Keeping this personal customer data secure is one of the most important steps of ensuring email compliance and failing to do so will get you not only in legal troubles but also financial ones, as well as compromise your brand reputation.
However, in order to properly protect it, you first need to determine what types of sensitive data you’re collecting via email, where and how it’s being stored, and what it’s being used for. Only then will you be able to determine the best way to protect the most sensitive data and ensure regulatory compliance.
Get the right tools
Having the right tech solutions to enforce your email compliance policy is equally important as the policy itself. From encryption to anti-malware software, there are many solutions that can help you satisfy regulatory compliance.

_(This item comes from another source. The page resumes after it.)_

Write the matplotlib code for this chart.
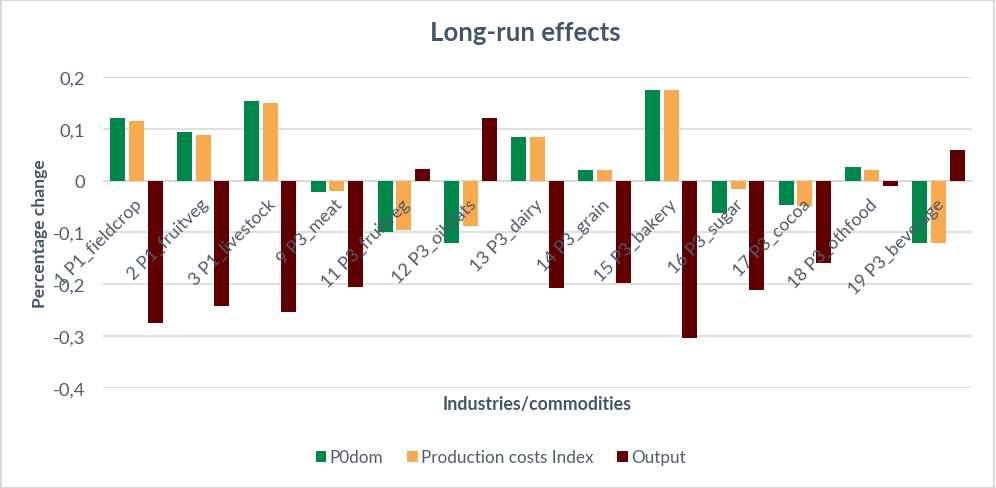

One of the most important tools in your arsenal for ensuring regulatory compliance is email archiving. The benefits of using email archiving solutions are multiple.
These solutions allow you to store email records in a safe repository where no-one can alter or delete them before the legally required retention period has expired. Once the retention period is over you can automatically delete your emails without worrying about retention schedules and manual removal.
You can also monitor and analyze archive data, which can help you detect and prevent employee misconduct and data leaks before they even escalate.
Limit employee access
Once you have the right tools, you can work on creating proper data protection protocols.
Start by limiting employee access to sensitive information and allow only those you absolutely need it to send and receive such information. By minimizing access to sensitive data and blocking the transmission of email data based on users, departments, or keywords, you will also minimize the risk of data breaches that can lead to non-compliance.
Moreover, if only a limited number of employees have access to certain types of data, it will be much easier to detect data breaches and determine who’s responsible for email data breaches, as well as to detain them.
Implement compliance procedures for employees
Limiting employee access is not the only way to ensure that your employees are not causing compliance issues.
Email compliance policy is only as good as its implementation. This means that you have to focus on educating your employees about the importance of compliance and teach them how to adhere to written policies in their daily operations.
Make sure they understand the importance of basic data security practices, such as strong passwords, multi-factor authentication, logging out of their workstation, and keeping their devices safe, especially if they use unsecured networks at home or in public spaces.
It’s also crucial to inform them about common cybersecurity threats, such as phishing scams that employees are particularly vulnerable to. The best way to prevent these attacks is to teach your employees how to recognize them.
As human error remains one of the most common causes of data breaches, properly training and educating your employees is a regulatory requirement necessary for remaining compliant.
Regularly update your email compliance policy
Lastly, keep in mind that ensuring compliance is not a one-time project. You need to perform regular audits to identify any weak spots and update your email compliance policy as your business grows or new laws and regulations arise.
No business is exempt from data privacy regulations and compliance isn’t really a question of choice.
While there’s no one-size-fits-all strategy that can apply to all businesses and cover all regulations, following these steps will help you create a foundation for an effective email compliance strategy that suits your particular needs.